▶ _WHAT YOU SHOULD DO_:
In the listing below, locate the line that contains "The picture is" and the line that contains "import matplotlib.pyplot as plt". Restate word for word those two lines and every line between them, and nothing else.

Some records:
•••••

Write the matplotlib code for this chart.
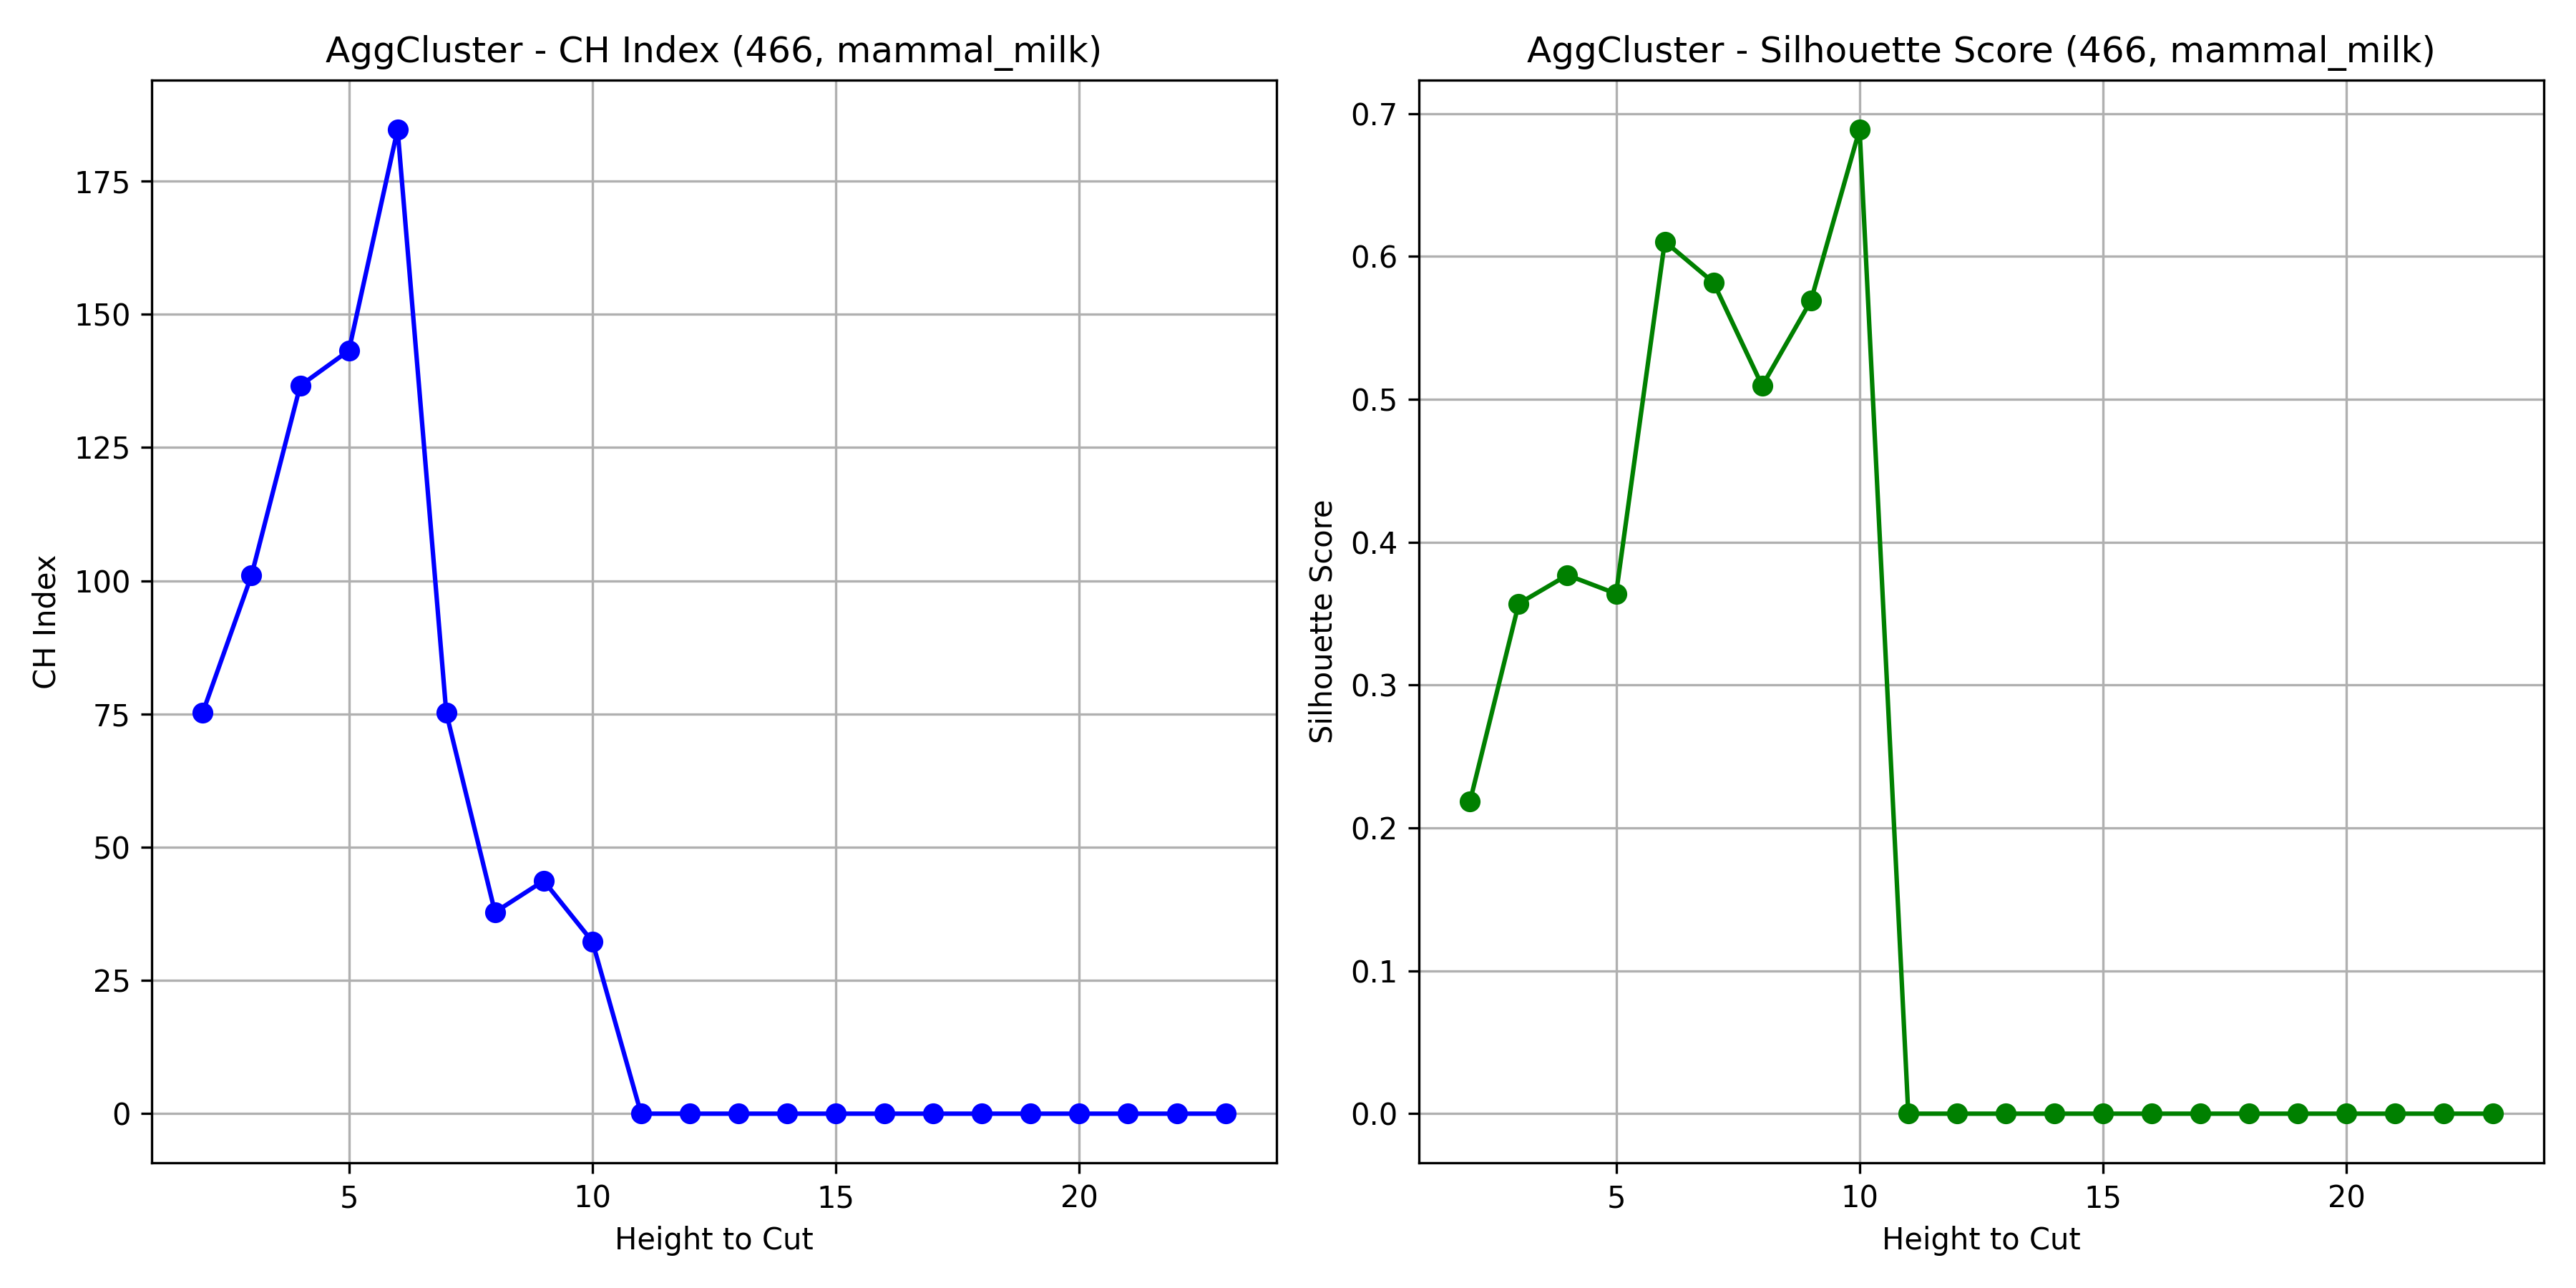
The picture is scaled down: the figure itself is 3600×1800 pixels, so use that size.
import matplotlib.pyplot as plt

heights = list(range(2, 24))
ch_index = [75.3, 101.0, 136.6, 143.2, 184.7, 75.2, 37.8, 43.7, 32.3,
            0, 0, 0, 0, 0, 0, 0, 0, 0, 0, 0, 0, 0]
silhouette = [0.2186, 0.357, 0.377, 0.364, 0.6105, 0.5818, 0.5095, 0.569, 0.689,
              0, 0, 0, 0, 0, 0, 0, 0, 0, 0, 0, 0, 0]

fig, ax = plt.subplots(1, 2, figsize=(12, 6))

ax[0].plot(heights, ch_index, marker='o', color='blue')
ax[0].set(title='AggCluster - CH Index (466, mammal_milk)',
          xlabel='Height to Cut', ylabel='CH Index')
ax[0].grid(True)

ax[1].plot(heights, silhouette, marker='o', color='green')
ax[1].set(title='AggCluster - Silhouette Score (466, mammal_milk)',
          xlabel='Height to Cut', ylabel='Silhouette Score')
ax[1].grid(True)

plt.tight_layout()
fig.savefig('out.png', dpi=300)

•••••

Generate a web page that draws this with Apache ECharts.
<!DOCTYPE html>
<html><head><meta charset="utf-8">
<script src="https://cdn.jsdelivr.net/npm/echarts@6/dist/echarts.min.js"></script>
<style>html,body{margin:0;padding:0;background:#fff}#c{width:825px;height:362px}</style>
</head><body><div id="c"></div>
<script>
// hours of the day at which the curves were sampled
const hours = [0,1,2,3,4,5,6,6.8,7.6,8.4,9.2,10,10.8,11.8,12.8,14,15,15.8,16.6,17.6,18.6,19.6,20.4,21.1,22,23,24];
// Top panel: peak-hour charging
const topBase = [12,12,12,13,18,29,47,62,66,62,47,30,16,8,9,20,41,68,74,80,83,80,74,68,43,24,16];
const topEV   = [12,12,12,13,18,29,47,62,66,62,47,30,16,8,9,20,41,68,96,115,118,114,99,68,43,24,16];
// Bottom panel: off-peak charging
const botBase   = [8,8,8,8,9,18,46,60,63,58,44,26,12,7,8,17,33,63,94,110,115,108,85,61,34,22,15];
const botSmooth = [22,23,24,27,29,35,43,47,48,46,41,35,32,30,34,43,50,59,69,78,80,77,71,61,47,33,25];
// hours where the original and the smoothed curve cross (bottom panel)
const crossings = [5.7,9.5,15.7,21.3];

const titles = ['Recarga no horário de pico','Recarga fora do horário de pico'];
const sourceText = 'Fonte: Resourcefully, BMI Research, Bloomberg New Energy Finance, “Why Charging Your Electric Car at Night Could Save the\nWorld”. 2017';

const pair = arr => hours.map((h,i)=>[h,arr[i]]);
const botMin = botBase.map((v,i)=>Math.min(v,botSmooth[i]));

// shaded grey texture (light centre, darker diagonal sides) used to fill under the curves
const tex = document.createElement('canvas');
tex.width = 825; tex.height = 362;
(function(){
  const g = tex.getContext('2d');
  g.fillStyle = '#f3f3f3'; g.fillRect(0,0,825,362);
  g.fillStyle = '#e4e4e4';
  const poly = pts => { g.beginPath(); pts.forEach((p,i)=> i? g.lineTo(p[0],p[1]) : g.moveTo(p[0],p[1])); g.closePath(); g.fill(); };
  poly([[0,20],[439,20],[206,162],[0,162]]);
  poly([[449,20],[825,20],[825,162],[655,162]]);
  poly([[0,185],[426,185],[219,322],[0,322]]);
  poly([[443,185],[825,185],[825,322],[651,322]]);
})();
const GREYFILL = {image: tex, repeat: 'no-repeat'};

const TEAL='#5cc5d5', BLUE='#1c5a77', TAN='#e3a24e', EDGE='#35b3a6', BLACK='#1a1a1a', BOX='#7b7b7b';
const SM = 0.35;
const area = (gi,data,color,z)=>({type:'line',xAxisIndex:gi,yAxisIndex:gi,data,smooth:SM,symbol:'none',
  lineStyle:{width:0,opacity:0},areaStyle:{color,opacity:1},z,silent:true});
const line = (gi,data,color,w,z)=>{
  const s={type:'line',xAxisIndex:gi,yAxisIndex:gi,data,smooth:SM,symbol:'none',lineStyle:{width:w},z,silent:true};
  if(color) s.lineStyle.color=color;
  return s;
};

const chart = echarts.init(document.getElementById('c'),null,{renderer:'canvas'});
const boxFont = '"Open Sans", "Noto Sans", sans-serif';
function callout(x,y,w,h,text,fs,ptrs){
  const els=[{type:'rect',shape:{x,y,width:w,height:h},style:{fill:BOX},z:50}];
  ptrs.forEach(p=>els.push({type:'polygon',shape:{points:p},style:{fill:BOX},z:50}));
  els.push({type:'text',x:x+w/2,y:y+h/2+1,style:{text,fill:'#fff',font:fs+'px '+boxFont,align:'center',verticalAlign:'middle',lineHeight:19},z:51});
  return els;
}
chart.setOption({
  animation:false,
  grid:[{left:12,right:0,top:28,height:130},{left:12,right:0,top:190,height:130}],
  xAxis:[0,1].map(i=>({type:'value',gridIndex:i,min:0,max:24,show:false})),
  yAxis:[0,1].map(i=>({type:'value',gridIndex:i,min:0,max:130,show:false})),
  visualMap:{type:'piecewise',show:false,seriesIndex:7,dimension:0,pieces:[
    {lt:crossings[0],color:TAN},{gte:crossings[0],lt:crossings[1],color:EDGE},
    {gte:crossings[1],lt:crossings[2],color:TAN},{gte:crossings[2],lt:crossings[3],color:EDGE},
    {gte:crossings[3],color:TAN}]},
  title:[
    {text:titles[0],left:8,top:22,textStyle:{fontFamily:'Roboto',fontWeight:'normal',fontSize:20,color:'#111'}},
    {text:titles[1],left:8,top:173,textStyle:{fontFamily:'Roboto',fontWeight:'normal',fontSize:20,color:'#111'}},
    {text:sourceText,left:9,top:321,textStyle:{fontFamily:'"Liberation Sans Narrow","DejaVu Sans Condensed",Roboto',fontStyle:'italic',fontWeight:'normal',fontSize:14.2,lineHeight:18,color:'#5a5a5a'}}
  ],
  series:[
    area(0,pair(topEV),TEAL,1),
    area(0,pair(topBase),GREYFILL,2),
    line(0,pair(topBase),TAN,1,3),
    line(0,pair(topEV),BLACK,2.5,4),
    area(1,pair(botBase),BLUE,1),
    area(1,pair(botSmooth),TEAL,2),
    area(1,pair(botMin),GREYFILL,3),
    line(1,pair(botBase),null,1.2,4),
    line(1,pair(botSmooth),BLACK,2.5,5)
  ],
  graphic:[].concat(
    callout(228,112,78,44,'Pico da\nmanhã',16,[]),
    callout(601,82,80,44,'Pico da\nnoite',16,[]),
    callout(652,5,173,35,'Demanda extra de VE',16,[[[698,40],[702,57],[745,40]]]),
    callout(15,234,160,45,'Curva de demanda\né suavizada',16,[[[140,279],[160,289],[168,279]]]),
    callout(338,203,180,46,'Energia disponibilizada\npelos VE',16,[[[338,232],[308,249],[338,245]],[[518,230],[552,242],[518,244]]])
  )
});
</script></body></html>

•••••

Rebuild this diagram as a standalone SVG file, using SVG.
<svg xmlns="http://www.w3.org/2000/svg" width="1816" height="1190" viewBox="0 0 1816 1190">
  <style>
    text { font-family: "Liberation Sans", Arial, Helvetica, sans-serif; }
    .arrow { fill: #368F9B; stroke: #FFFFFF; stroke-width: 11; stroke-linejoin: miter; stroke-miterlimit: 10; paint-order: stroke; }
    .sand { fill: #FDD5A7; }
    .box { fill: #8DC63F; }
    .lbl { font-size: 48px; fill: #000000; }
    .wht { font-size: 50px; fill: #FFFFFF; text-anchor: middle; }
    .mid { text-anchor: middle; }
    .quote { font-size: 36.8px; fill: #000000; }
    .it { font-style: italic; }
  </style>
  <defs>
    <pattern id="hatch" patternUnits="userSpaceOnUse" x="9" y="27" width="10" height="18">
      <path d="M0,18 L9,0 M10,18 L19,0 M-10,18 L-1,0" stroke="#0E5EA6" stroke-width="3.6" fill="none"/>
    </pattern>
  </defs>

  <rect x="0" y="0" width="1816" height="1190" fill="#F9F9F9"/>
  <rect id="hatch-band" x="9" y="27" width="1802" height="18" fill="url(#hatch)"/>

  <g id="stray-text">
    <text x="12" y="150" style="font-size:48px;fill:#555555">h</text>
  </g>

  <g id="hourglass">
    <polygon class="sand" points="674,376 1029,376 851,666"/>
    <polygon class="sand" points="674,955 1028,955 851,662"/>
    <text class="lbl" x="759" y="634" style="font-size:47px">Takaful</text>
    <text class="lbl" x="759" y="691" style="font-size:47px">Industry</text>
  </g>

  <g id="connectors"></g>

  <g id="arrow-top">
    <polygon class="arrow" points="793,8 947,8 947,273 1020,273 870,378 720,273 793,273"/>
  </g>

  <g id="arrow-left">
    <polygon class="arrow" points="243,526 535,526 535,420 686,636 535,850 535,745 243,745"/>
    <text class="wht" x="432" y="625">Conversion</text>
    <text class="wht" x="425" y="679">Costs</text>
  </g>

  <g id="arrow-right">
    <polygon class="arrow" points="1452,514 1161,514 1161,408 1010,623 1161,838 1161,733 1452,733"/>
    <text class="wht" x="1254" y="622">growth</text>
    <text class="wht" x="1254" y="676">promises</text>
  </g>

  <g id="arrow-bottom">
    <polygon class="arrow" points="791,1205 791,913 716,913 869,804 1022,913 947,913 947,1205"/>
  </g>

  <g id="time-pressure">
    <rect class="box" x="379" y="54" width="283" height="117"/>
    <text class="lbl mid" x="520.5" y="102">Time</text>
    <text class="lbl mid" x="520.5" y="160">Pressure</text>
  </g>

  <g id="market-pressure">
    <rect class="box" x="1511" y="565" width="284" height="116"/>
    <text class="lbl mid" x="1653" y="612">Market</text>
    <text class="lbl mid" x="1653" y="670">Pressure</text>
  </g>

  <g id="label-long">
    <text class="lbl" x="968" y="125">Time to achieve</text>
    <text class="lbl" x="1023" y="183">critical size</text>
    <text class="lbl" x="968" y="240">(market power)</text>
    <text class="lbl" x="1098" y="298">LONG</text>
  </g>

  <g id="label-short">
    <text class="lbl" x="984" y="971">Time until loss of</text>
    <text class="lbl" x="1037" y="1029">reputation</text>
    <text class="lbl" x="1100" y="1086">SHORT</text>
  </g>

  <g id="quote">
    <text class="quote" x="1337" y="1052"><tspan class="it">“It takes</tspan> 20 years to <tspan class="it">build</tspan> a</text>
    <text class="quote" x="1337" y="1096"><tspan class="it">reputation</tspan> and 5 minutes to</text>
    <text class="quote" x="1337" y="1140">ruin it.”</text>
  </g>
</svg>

•••••

▶ _FINAL RESULT_:
The picture is scaled down: the figure itself is 3600×1800 pixels, so use that size.
import matplotlib.pyplot as plt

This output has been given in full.